◆ Work to complete: Quote the data exactly, first line to the line containing "(0,0) rectangle (801,-725);", with no pictures.

════

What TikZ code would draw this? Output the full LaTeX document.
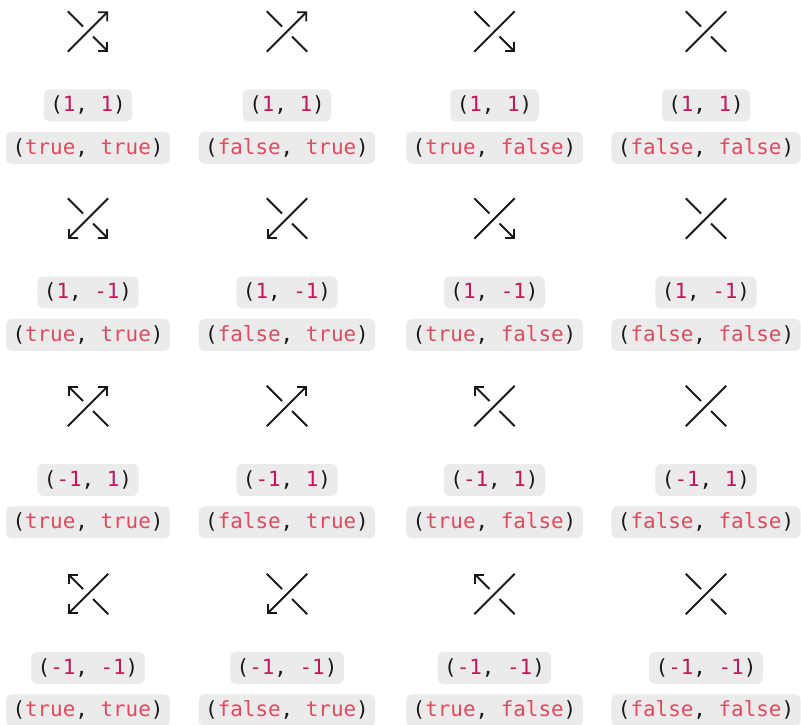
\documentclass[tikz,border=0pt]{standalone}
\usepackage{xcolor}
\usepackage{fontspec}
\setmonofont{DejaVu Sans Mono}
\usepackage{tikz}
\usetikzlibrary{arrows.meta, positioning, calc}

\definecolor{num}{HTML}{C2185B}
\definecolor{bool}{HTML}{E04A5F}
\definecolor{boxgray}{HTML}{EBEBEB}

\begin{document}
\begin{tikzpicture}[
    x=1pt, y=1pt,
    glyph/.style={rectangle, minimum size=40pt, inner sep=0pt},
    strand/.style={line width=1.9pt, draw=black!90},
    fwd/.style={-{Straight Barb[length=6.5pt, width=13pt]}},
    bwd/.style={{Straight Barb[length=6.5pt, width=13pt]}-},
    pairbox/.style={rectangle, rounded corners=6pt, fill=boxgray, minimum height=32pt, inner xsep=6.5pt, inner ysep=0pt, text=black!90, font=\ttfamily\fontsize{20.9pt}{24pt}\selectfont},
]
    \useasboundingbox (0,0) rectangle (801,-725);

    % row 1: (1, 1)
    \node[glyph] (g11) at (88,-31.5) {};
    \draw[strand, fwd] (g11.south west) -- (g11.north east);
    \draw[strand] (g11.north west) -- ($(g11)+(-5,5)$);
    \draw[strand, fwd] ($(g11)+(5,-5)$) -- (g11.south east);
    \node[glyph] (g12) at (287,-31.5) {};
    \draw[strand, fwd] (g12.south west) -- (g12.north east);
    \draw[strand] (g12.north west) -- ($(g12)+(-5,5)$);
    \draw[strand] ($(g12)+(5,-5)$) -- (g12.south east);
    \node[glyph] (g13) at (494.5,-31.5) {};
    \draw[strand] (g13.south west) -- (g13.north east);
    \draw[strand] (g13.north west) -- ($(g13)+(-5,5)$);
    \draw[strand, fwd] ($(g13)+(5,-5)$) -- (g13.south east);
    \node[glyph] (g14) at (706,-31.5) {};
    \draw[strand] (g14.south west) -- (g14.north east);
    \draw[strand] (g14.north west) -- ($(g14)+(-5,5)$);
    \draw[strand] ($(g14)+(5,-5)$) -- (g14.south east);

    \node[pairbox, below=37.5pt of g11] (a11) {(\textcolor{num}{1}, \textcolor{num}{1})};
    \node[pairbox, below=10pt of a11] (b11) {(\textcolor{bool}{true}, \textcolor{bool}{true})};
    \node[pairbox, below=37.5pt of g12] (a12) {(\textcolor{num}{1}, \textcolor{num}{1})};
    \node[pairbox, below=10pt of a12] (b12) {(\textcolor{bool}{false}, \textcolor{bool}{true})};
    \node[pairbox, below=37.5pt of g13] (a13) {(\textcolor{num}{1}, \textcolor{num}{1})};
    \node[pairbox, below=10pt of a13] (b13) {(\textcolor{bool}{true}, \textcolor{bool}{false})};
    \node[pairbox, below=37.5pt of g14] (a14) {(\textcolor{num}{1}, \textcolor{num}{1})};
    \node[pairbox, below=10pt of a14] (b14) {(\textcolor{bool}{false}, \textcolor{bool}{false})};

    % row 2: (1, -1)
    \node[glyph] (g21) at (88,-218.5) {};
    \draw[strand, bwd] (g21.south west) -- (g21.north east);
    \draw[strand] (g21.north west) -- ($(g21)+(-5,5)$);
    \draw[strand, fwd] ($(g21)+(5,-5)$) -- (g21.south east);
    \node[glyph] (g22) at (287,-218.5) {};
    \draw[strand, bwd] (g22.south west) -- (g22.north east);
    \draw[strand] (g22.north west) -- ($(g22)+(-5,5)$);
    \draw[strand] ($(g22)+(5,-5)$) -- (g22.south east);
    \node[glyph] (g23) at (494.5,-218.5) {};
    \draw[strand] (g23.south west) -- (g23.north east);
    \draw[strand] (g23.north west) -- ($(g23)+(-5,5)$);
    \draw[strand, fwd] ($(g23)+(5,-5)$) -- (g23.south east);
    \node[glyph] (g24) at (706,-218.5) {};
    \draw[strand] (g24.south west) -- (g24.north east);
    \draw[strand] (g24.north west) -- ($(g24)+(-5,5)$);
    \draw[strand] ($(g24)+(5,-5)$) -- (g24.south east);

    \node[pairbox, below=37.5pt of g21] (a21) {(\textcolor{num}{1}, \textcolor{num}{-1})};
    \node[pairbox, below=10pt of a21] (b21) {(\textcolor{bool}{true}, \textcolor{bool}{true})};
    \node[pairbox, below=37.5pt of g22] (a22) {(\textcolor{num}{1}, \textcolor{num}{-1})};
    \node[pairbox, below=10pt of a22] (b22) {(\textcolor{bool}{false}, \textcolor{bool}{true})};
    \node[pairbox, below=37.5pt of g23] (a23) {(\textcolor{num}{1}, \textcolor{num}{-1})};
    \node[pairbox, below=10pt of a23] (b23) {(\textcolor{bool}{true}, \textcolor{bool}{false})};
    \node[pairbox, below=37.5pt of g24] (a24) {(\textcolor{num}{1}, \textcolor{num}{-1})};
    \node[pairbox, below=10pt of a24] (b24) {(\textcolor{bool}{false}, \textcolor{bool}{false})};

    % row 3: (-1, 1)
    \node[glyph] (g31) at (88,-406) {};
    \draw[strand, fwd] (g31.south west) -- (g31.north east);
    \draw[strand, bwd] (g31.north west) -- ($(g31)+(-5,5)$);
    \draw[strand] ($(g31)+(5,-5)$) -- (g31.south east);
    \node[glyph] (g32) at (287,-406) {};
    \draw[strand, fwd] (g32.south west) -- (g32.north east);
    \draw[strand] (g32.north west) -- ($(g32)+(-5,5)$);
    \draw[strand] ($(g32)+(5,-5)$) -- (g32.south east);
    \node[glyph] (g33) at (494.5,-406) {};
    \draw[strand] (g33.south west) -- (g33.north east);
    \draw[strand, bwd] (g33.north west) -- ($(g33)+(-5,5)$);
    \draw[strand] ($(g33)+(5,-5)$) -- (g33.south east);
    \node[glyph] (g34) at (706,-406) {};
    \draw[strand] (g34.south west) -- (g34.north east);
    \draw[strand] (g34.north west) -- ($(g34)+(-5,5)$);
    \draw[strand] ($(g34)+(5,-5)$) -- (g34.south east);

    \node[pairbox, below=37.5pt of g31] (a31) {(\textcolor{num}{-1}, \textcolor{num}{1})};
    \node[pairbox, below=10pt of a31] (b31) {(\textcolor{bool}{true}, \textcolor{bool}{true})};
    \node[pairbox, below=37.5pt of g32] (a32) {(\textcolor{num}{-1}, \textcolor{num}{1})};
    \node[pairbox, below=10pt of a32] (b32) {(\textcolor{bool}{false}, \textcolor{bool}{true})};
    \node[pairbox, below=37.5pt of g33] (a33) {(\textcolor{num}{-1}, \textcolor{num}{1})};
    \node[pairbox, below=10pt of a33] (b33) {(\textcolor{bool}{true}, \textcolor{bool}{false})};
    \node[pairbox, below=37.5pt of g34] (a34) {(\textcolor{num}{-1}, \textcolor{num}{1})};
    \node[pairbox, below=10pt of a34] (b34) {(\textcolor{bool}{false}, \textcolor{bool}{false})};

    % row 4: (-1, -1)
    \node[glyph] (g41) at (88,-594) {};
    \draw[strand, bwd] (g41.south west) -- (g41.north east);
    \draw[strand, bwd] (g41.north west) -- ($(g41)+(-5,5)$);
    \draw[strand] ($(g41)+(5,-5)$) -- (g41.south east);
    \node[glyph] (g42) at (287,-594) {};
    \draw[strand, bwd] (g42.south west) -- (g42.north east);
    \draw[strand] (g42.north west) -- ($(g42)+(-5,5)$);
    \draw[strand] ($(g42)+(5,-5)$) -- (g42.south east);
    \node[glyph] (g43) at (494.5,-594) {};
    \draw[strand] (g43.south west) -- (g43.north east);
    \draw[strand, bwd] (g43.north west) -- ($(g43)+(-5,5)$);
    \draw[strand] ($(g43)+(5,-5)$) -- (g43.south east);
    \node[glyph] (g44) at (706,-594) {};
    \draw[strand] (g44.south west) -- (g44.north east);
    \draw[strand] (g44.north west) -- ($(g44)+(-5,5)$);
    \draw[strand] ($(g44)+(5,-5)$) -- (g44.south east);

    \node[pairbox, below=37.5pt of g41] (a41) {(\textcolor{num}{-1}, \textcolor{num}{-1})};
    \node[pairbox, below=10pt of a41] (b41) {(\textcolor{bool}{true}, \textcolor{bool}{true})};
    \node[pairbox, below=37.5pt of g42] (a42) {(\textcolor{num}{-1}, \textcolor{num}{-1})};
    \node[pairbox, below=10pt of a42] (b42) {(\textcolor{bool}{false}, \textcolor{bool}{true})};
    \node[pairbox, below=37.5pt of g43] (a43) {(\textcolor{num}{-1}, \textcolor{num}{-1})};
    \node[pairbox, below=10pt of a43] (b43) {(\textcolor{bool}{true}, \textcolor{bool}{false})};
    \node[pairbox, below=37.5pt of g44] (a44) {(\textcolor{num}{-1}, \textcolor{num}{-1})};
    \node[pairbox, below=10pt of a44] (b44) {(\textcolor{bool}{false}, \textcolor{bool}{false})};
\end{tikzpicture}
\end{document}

════

◆ Complete answer:
What TikZ code would draw this? Output the full LaTeX document.
\documentclass[tikz,border=0pt]{standalone}
\usepackage{xcolor}
\usepackage{fontspec}
\setmonofont{DejaVu Sans Mono}
\usepackage{tikz}
\usetikzlibrary{arrows.meta, positioning, calc}

\definecolor{num}{HTML}{C2185B}
\definecolor{bool}{HTML}{E04A5F}
\definecolor{boxgray}{HTML}{EBEBEB}

\begin{document}
\begin{tikzpicture}[
    x=1pt, y=1pt,
    glyph/.style={rectangle, minimum size=40pt, inner sep=0pt},
    strand/.style={line width=1.9pt, draw=black!90},
    fwd/.style={-{Straight Barb[length=6.5pt, width=13pt]}},
    bwd/.style={{Straight Barb[length=6.5pt, width=13pt]}-},
    pairbox/.style={rectangle, rounded corners=6pt, fill=boxgray, minimum height=32pt, inner xsep=6.5pt, inner ysep=0pt, text=black!90, font=\ttfamily\fontsize{20.9pt}{24pt}\selectfont},
]
    \useasboundingbox (0,0) rectangle (801,-725);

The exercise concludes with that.